La mentalità. Il divertirsi come dicevamo prima anche durante gli allenamenti, anche durante una settimana o un periodo particolarmente difficile che abbiamo vissuto noi come tante altre squadre. Mi è sembrata una squadra più matura rispetto all’età media che ha. Quando parlo di mentalità parlo anche del cambio di atteggiamento che abbiamo avuto tra il girone di andata e quello di ritorno. Nella prima parte era “Oddio andiamo a…!!”. Nel ritorno ragionavamo così “Allora domenica andiamo a vincere a…”. Quando si è rotta la Wiese ho temuto per la tenuta emotiva del gruppo ma in un attimo mi sono accorto che in quella settimana lì c’era più energia in allenamento e che tutte stavano lavorando di più per sopperire ad un problema che ci ha toccatomolto. Cosa ci è mancato per far di più? Forse un po' di esperienza e di talento complessivo per essere il vero guastafeste della situazione”.

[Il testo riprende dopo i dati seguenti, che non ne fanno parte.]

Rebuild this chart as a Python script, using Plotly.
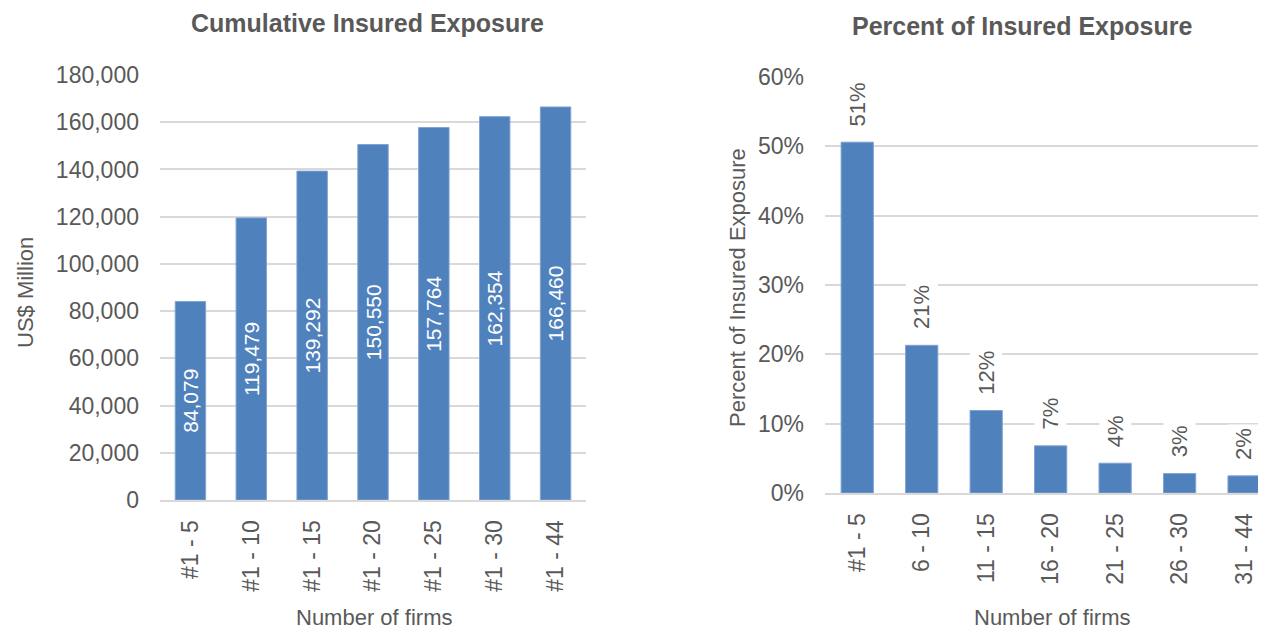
import plotly.graph_objects as go

cum_labels = ["#1 - 5", "#1 - 10", "#1 - 15", "#1 - 20", "#1 - 25", "#1 - 30", "#1 - 44"]
cum_values = [84079, 119479, 139292, 150550, 157764, 162354, 166460]

pct_labels = ["#1 - 5", "6 - 10", "11 - 15", "16 - 20", "21 - 25", "26 - 30", "31 - 44"]
pct_values = [0.506, 0.213, 0.119, 0.068, 0.043, 0.028, 0.0247]

BLUE = "#4F81BD"
GREY = "#595959"
GRID = "#D9D9D9"
FONT = "Liberation Sans, Arial, sans-serif"

# the page body has an 8px margin, so the figure is a bit smaller than the window
OFF = 8
W, H = 1266 - OFF, 631 - OFF


def px_x(x):
    return (x - OFF) / W


def px_y(y):
    return 1 - (y - OFF) / H


fig = go.Figure()

fig.add_trace(
    go.Bar(
        x=cum_labels,
        y=cum_values,
        marker=dict(color=BLUE, line=dict(color="#7FA3D3", width=1)),
        width=0.5,
        text=[f"{v:,}" for v in cum_values],
        textposition="inside",
        insidetextanchor="middle",
        textangle=-90,
        textfont=dict(color="white", size=21, family=FONT),
        xaxis="x",
        yaxis="y",
        hoverinfo="skip",
    )
)

fig.add_trace(
    go.Bar(
        x=pct_labels,
        y=pct_values,
        marker=dict(color=BLUE, line=dict(color="#7FA3D3", width=1)),
        width=0.5,
        xaxis="x2",
        yaxis="y2",
        hoverinfo="skip",
    )
)

# percent labels above the bars, white box breaks the gridlines like in Excel
annotations = []
for lab, v in zip(pct_labels, pct_values):
    annotations.append(
        dict(
            x=lab, y=v, xref="x2", yref="y2",
            text=f"{round(v * 100)}%",
            showarrow=False, textangle=-90,
            xanchor="center", yanchor="bottom", yshift=12,
            bgcolor="white", borderpad=3,
            font=dict(size=22, color=GREY, family=FONT),
        )
    )


def paper_text(x, y, text, size, angle=0):
    return dict(
        x=px_x(x), y=px_y(y), xref="paper", yref="paper", text=text,
        xanchor="center", yanchor="middle", showarrow=False, textangle=angle,
        font=dict(size=size, color=GREY, family=FONT),
    )


annotations += [
    paper_text(367, 23, "<b>Cumulative Insured Exposure</b>", 25),
    paper_text(1022, 26, "<b>Percent of Insured Exposure</b>", 25),
    paper_text(374, 617, "Number of firms", 22),
    paper_text(1052, 617, "Number of firms", 22),
    paper_text(25, 293, "US$ Million", 22, -90),
    paper_text(737, 287, "Percent of Insured Exposure", 22, -90),
]

tick_font = dict(size=23, color=GREY, family=FONT)

fig.update_layout(
    width=W,
    height=H,
    margin=dict(l=0, r=0, t=0, b=0, autoexpand=False),
    paper_bgcolor="white",
    plot_bgcolor="white",
    showlegend=False,
    annotations=annotations,
    xaxis=dict(
        tickfont=tick_font,
        domain=[px_x(160), px_x(586)],
        tickangle=-90,
        ticklabelstandoff=9,
        showgrid=False, ticks="",
        showline=True, linecolor=GRID, linewidth=2,
        range=[-0.5, 6.5],
        automargin=False,
        anchor="y",
    ),
    yaxis=dict(
        tickfont=tick_font,
        domain=[px_y(500), px_y(75)],
        range=[0, 180000],
        dtick=20000,
        tickformat=",d",
        ticklabelstandoff=20,
        showgrid=True, gridcolor=GRID, gridwidth=2,
        zeroline=False, ticks="",
        automargin=False,
        anchor="x",
    ),
    xaxis2=dict(
        tickfont=tick_font,
        domain=[px_x(825), 1.0],
        tickangle=-90,
        ticklabelstandoff=9,
        showgrid=False, ticks="",
        showline=True, linecolor=GRID, linewidth=2,
        range=[-0.5, 6.34],
        automargin=False,
        anchor="y2",
    ),
    yaxis2=dict(
        tickfont=tick_font,
        domain=[px_y(493), px_y(77)],
        range=[0, 0.6],
        dtick=0.1,
        tickformat=".0%",
        ticklabelstandoff=20,
        showgrid=True, gridcolor=GRID, gridwidth=2,
        zeroline=False, ticks="",
        automargin=False,
        anchor="x2",
    ),
)

fig.write_html("out.html")
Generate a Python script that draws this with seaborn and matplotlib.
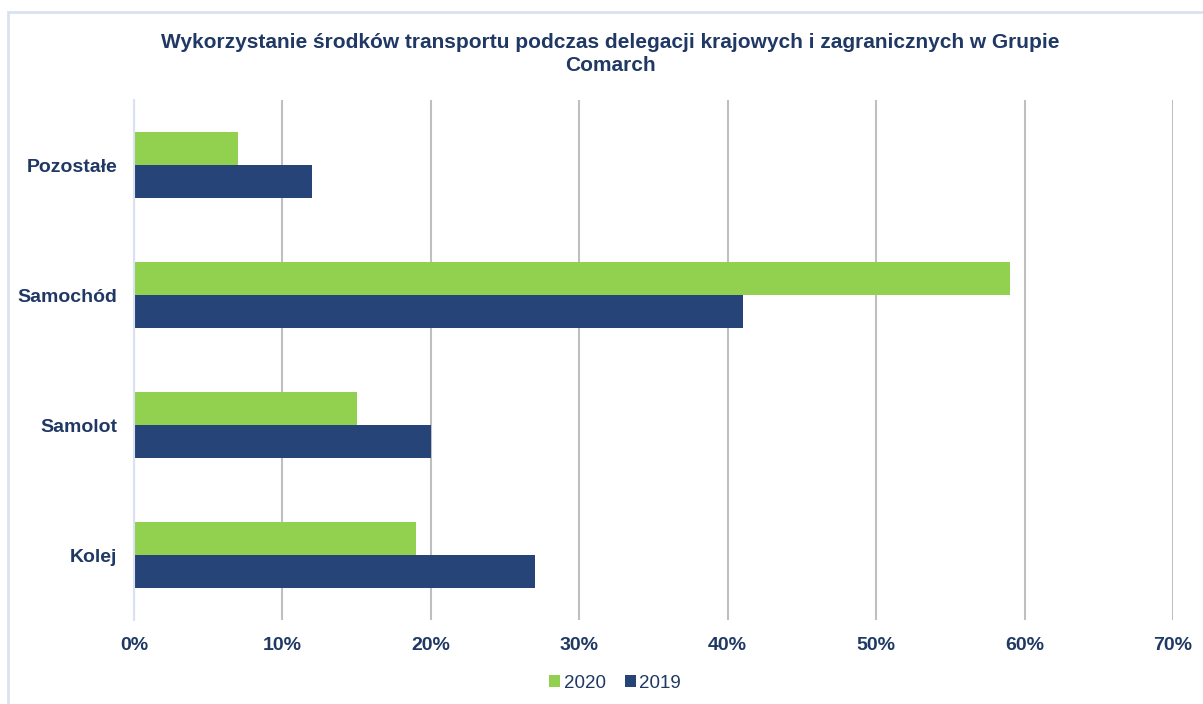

Domanda retorica: si aspetta il premio come miglior coach dell’anno?

Francamente no. Se dovessi riceverlo ne sarei contento ma devi dire che hanno fatto tutto le giocatrici, la società che mi ha aiutato ad essere nelle condizioni migliori per fare il mio lavoro. La sensazione di aver fatto qualcosa di buono. L’ho sempre avuta però insieme, per questo il premio se arriverà lo prenderò, ma lo condividerò con tutte e tutti”.